In the backdrop of the international offensive against Islamic terrorism worldwide, the creation of a fortified Jewish settlement in a sensitive region of south Asia may be explained in strategic terms.
Observers in the region are also intrigued by the apparent inaction on the part of the church in the face of such aggressive conversion to Judaism. For instance Mizos, mostly Christians, number around 750,000. Yet scores have embraced Judaism and many more are eager to emigrate to Israel. Strangely, there has been no reaction from the church.

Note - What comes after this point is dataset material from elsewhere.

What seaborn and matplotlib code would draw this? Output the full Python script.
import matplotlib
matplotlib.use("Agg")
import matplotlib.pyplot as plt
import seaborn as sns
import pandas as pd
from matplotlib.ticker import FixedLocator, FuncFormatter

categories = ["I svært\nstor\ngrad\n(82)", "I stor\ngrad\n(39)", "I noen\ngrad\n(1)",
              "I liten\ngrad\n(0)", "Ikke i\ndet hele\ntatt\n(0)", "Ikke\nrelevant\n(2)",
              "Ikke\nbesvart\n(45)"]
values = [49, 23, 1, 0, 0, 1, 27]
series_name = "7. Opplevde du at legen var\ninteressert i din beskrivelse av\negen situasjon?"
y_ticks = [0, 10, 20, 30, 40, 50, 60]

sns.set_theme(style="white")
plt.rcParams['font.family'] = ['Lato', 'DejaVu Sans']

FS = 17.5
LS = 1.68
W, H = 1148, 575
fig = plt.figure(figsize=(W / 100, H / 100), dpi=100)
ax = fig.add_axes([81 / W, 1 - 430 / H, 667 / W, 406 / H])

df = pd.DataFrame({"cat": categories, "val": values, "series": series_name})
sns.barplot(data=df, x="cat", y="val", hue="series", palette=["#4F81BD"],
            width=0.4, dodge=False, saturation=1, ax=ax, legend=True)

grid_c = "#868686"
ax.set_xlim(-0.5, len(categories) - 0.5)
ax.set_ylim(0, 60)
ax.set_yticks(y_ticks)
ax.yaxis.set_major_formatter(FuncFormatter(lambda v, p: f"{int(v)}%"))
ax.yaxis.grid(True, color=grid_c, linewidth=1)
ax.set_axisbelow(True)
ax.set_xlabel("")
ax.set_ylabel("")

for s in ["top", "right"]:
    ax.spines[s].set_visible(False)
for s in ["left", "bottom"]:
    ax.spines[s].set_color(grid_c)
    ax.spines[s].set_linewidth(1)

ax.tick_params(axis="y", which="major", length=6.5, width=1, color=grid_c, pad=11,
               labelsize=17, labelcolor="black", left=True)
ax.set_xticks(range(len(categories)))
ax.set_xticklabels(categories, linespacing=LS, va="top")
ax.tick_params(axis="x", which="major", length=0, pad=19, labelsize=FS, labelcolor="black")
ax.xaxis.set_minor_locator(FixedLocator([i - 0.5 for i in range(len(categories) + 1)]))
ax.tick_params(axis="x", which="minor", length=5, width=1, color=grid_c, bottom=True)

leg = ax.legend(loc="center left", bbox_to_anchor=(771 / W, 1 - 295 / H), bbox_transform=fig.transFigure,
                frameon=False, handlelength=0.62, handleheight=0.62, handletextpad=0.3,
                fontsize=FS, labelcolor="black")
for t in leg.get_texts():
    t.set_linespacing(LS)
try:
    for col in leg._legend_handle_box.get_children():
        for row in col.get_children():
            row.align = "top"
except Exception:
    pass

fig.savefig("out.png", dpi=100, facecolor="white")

There are, however, divisions among the Rabbis about accepting the converts. The Israeli organisation Amishav helps the converts to travel to and settle in Israel, but in such areas as Gaza and West Bank, which were Arab territories. This means that the new settlers face the brunt of Palestinian insurgency in those areas, having just escaped from the phenomenon in the northeast.
However, most Mizo settlers, keen to stay in the holy land, say they do not mind the rigours. Israeli government sources do not treat the emigrants as Jews, until they have been properly converted. Intriguingly, Amishav and other organisations have set up Hebrew teaching schools and cultural institutions in Manipur and Mizoram, to speed up conversions. In future, the fallout of the traditional hostility between Jews and their Muslim neighbours in West Asia could well cast its ominous shadow in a region already on the brink with its own ethnic/religious problems. The conclusion that the new settlers are being used as cannon fodder to protect kosher Jews living in the comfortable interior from terror strikes has also been articulated by observers. And still the exodus continues.